Silver birch… well we don’t have very many on the Wimpole Estate, they do however grow in abundance in the nearby ancient Eversden Wood taking advantage of any coupe felling as they are a pioneer species. Fast growing, demanding a lot of light and having literally zillions of light weight seeds that drift from the parent tree far and wide. However I went to Norfolk to help Andy Marczewski thin a few of his trees in the woodland he owns. Most were silver birch and would predominantly go for firewood but some were big enough to plank and we also chose the ones with pippy burs on them. Below is a small gallery of photos from his wood which is acidic and so has a different flora to Wimpole which has calcareous soils.
I left Norfolk with a car loaded to the hilt with silver birch for the Wympole bodgers. I wonder what they will make out of the wood, which is incidentally not suitable for outside use as it rots away quite quickly, so I guess they’ll be making treen and the like.
In April the Wympole bodgers had an invitation from the Framlingham Country Show to demonstrate some rural skills. It seemed a good opportunity to see somewhere different and, what a difference, the show ground overlooked the spectacular Framingham Castle.
Framlingham Castle was built by the Bigods, a powerful Norman family in the 12th century. The first stone buildings at the site were probably the work of Hugh Bigod, 1st Earl of Norfolk (d. 1177). But it was under his successor, Roger Bigod II (d. 1221), that the huge stone curtain walls we see today were built.
In 1213 Roger Bigod II entertained King John at the castle. But by 1215 relations had soured – Roger, along with 25 other barons, challenged the high military taxes levied by King John and forced him to accept the Magna Carta. Enraged, John laid siege to Framlingham in 1216. After two days, the castle surrendered. This loss of the castle was only temporary however – it was later restored to the Bigods.
Well, just overlooking the castle was sufficient enough to make a lovely weekend but the show just happened to coincide with a few days of glorious weather. I had brought along a star tent in case of rain but in fact it became more useful for shade. Well you don’t normally get this sort of weather in April!
Many items were made with the birch ranging from spoons and turned bowls to hand carved bowls, the best of which were made by John Warricker. A little gallery can be seen below of the bodgers at work.
It was a very busy and eventful show which had other stands of traditional rural skills selling their wares plus some exciting arena displays for the public. A few things caught my eye and I think the show winners for me were the cutlery birds – stainless steel so they can decorate your garden without ever rusting- what a novel idea for all those unwanted knives, spoons and folks. I did also admire the trunk and chest made from one solid piece of tree trunk… wonder if the word ‘trunk’ comes from the fact you can make a trunk from a trunk?

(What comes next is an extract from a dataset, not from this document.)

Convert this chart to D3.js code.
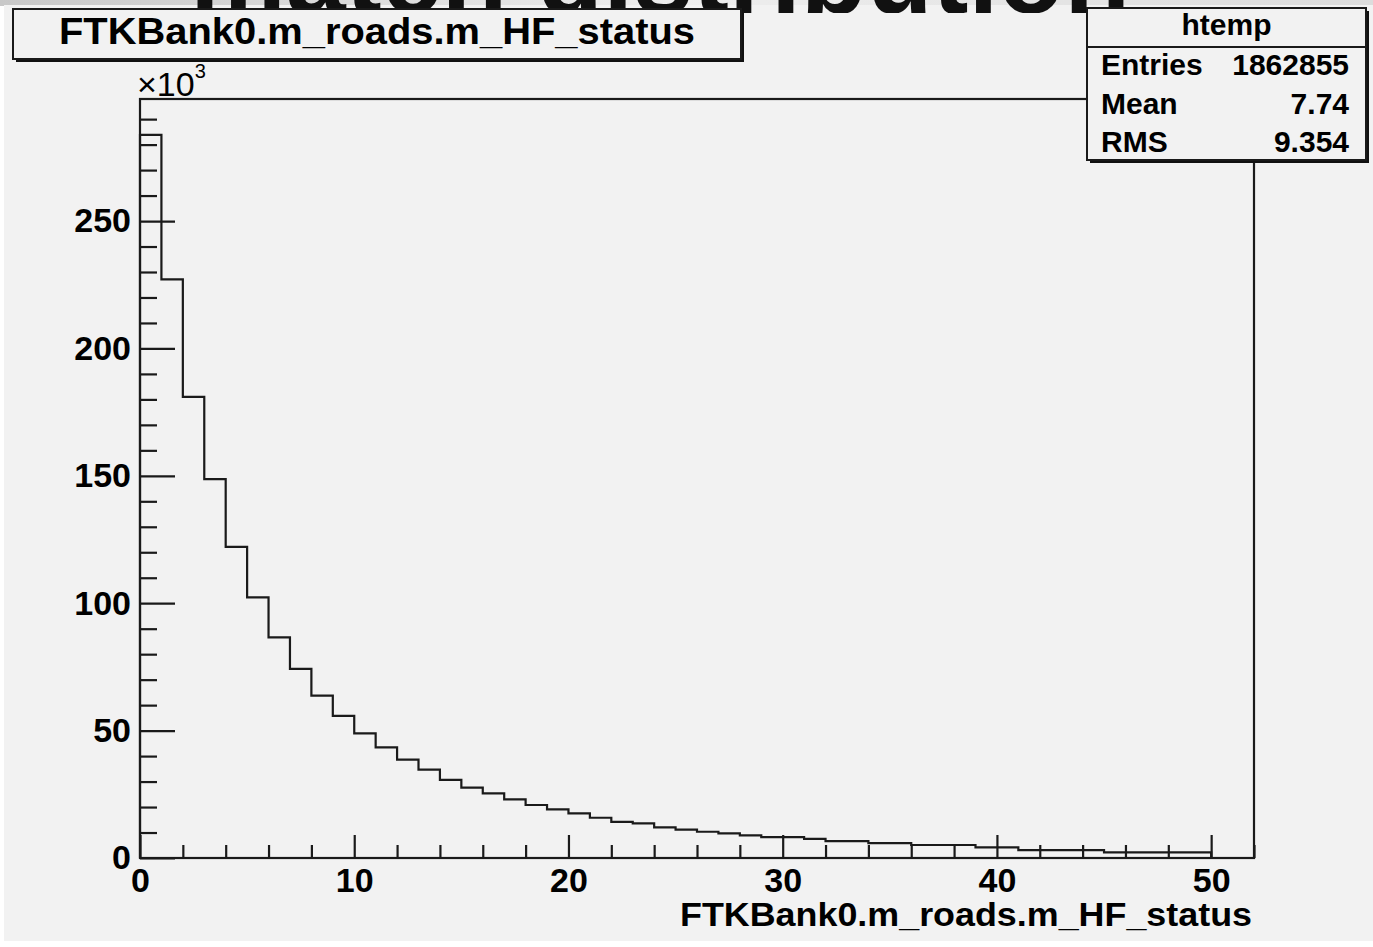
<!DOCTYPE html>
<html>
<head>
<meta charset="utf-8">
<script src="https://cdn.jsdelivr.net/npm/d3@7/dist/d3.min.js"></script>
<style>
  html, body { margin: 0; padding: 0; background: #ffffff; }
  svg { display: block; }
  text { font-family: "Liberation Sans", Arial, Helvetica, sans-serif; }
</style>
</head>
<body>
<svg id="chart" width="1373" height="947"></svg>
<script>
// ---- data (counts in thousands, bin [i, i+1]) ----
const binStarts = [0,1,2,3,4,5,6,7,8,9,10,11,12,13,14,15,16,17,18,19,20,21,22,23,24,25,26,27,28,29,30,31,32,33,34,35,36,37,38,39,40,41,42,43,44,45,46,47,48,49];
const counts = [283.8,227.1,181.0,148.7,122.1,102.3,86.6,74.2,63.7,55.8,48.9,43.4,38.6,34.7,30.7,27.6,25.4,23.0,20.8,19.1,17.5,15.8,14.2,13.6,12.0,11.1,10.3,9.7,8.9,8.2,8.2,7.5,6.6,6.6,5.8,5.8,5.1,5.1,5.1,4.2,4.2,3.1,3.1,3.1,3.1,2.2,2.2,2.2,2.2,2.2];
const binWidth = 1;
const xMajorTicks = [0,10,20,30,40,50];
const xMinorTicks = [2,4,6,8,12,14,16,18,22,24,26,28,32,34,36,38,42,44,46,48,52];
const yMajorTicks = [0,50,100,150,200,250];
const yMinorTicks = [10,20,30,40,60,70,80,90,110,120,130,140,160,170,180,190,210,220,230,240,260,270,280,290];
const titleText = "FTKBank0.m_roads.m_HF_status";
const xAxisTitle = "FTKBank0.m_roads.m_HF_status";
const statsName = "htemp";
const statsRows = [["Entries","1862855"],["Mean","7.74"],["RMS","9.354"]];
const xDomain = [0, 52];
const yDomain = [0, 297.9];

const svg = d3.select("#chart");
const W = 1373, H = 947;
const frame = {left: 140, right: 1254, top: 99, bottom: 858};
const ink = "#1a1a1a";

const defs = svg.append("defs");
const grad = defs.append("linearGradient").attr("id","topg").attr("x1","0").attr("x2","1");
grad.append("stop").attr("offset","0").attr("stop-color","#c8c8c8");
grad.append("stop").attr("offset","0.5").attr("stop-color","#eeeeee");
grad.append("stop").attr("offset","1").attr("stop-color","#dcdcdc");
defs.append("clipPath").attr("id","topclip").append("rect")
  .attr("x",0).attr("y",0).attr("width",W).attr("height",13);

// top strip (cropped slide heading)
svg.append("rect").attr("x",0).attr("y",0).attr("width",W).attr("height",6).attr("fill","url(#topg)");
// canvas background
svg.append("rect").attr("x",4).attr("y",5).attr("width",W-4).attr("height",936).attr("fill","#f2f2f2");
svg.append("g").attr("clip-path","url(#topclip)")
  .append("text").attr("x",190).attr("y",13).attr("font-size",110).attr("font-weight","bold")
  .attr("textLength",940).attr("lengthAdjust","spacingAndGlyphs").attr("fill","#111")
  .text("match distribution");

const x = d3.scaleLinear().domain(xDomain).range([frame.left, frame.right]);
const y = d3.scaleLinear().domain(yDomain).range([frame.bottom, frame.top]);

// histogram outline
const pts = [[x(binStarts[0]), y(0)]];
binStarts.forEach((b,i) => {
  pts.push([x(b), y(counts[i])]);
  pts.push([x(b+binWidth), y(counts[i])]);
});
pts.push([x(binStarts[binStarts.length-1]+binWidth), y(0)]);
svg.append("path").attr("d", d3.line()(pts)).attr("fill","none").attr("stroke",ink).attr("stroke-width",2.2);

// axes
function styleAxis(g){
  g.select(".domain").remove();
  g.selectAll(".tick line").attr("stroke",ink).attr("stroke-width",2.2);
  g.selectAll(".tick text").attr("fill","#000").attr("font-weight","bold")
    .attr("font-family",'"Liberation Sans", Arial, sans-serif');
}
const yMinor = svg.append("g").attr("transform",`translate(${frame.left},0)`)
  .call(d3.axisLeft(y).tickValues(yMinorTicks).tickSize(-17).tickFormat(""));
styleAxis(yMinor);
const yMajor = svg.append("g").attr("transform",`translate(${frame.left},0)`)
  .call(d3.axisLeft(y).tickValues(yMajorTicks).tickSize(-35).tickPadding(9).tickFormat(d3.format("d")));
styleAxis(yMajor);
yMajor.selectAll(".tick text").attr("font-size",34);

const xMinor = svg.append("g").attr("transform",`translate(0,${frame.bottom})`)
  .call(d3.axisBottom(x).tickValues(xMinorTicks).tickSize(-13).tickFormat(""));
styleAxis(xMinor);
const xMajor = svg.append("g").attr("transform",`translate(0,${frame.bottom})`)
  .call(d3.axisBottom(x).tickValues(xMajorTicks).tickSize(-23).tickPadding(10).tickFormat(d3.format("d")));
styleAxis(xMajor);
xMajor.selectAll(".tick text").attr("font-size",34);

// frame
svg.append("rect").attr("x",frame.left).attr("y",frame.top)
  .attr("width",frame.right-frame.left).attr("height",frame.bottom-frame.top)
  .attr("fill","none").attr("stroke",ink).attr("stroke-width",2.2);

// x10^3
const mult = svg.append("text").attr("x",137).attr("y",96).attr("font-size",34).attr("fill","#000");
mult.append("tspan").text("\u00d710");
mult.append("tspan").attr("font-size",20).attr("dy",-18).text("3");

// x axis title
svg.append("text").attr("x",1252).attr("y",926).attr("text-anchor","end")
  .attr("font-size",34).attr("font-weight","bold").attr("textLength",572).attr("lengthAdjust","spacingAndGlyphs")
  .text(xAxisTitle);

// title box
const tb = {x:13, y:9, w:728, h:50};
svg.append("rect").attr("x",tb.x+3).attr("y",tb.y+3).attr("width",tb.w).attr("height",tb.h).attr("fill","#111");
svg.append("rect").attr("x",tb.x).attr("y",tb.y).attr("width",tb.w).attr("height",tb.h)
  .attr("fill","#f2f2f2").attr("stroke",ink).attr("stroke-width",2);
svg.append("text").attr("x",tb.x+tb.w/2).attr("y",44).attr("text-anchor","middle")
  .attr("font-size",36).attr("font-weight","bold").attr("textLength",636).attr("lengthAdjust","spacingAndGlyphs")
  .text(titleText);

// stats box
const sb = {x:1087, y:8, w:279, h:152};
svg.append("rect").attr("x",sb.x+3).attr("y",sb.y+3).attr("width",sb.w).attr("height",sb.h).attr("fill","#111");
svg.append("rect").attr("x",sb.x).attr("y",sb.y).attr("width",sb.w).attr("height",sb.h)
  .attr("fill","#f2f2f2").attr("stroke",ink).attr("stroke-width",2);
svg.append("line").attr("x1",sb.x).attr("x2",sb.x+sb.w).attr("y1",47).attr("y2",47).attr("stroke",ink).attr("stroke-width",2);
svg.append("text").attr("x",sb.x+sb.w/2).attr("y",35).attr("text-anchor","middle")
  .attr("font-size",30).attr("font-weight","bold").text(statsName);
const rowY = [75, 114, 152];
statsRows.forEach((r,i) => {
  svg.append("text").attr("x",1101).attr("y",rowY[i]).attr("font-size",30).attr("font-weight","bold").text(r[0]);
  svg.append("text").attr("x",1349).attr("y",rowY[i]).attr("text-anchor","end").attr("font-size",30).attr("font-weight","bold").text(r[1]);
});
</script>
</body>
</html>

Apparently the Mere was dug to make the castle mound and used to be a lot bigger, however I’m not sure soil would make good foundations for a castle. Its wildlife is equally special and the reserve is best known for its sedge beds – a rare habitat in Suffolk and a stream of migrating birds. There is apparently a wonderful show of marsh marigolds but they had only just started to flower while we were there then there are other wetland plants like the delicate ragged-robin and lady’s smock in spring and, if water levels aren’t too high, birds like green and common sandpiper and snipe can sometimes be seen.
A build up of silt over recent years resulted in restoration work being carried out by Suffolk Wildlife Trust, Framlingham College and the Environment Agency. This involved removing over 40,000 tonnes of accumulated mud from the Mere to restore water levels and wetland wildlife, pollarding historic trees and planting new ones and improving information for visitors. Wildlife has already responded to the improvement in water quality resulting from the restoration and its a delight to walk around especially early in the morning in the mist. Below is another gallery of the Mere on my morning walks with the dogs.
Just outside Framingham you’ll also find the Saxtead Green post windmill which was built in 1796 – quite a pretty windmill and owned by English Heritage, as is Framlingham Castle, both are worth a visit and thoroughly recommended.
The normal Wympole bodgers’ day later in the month was a much quieter affair but we did make more bespoke birch bowls and spoons. I have neglected to say that I had also brought back some mountain ash aka rowan. We were not sure what use the wood was but, as it turns out, it is a superb choice for making spatulas, seems to have the right qualities – rather fine, reasonably dense wood.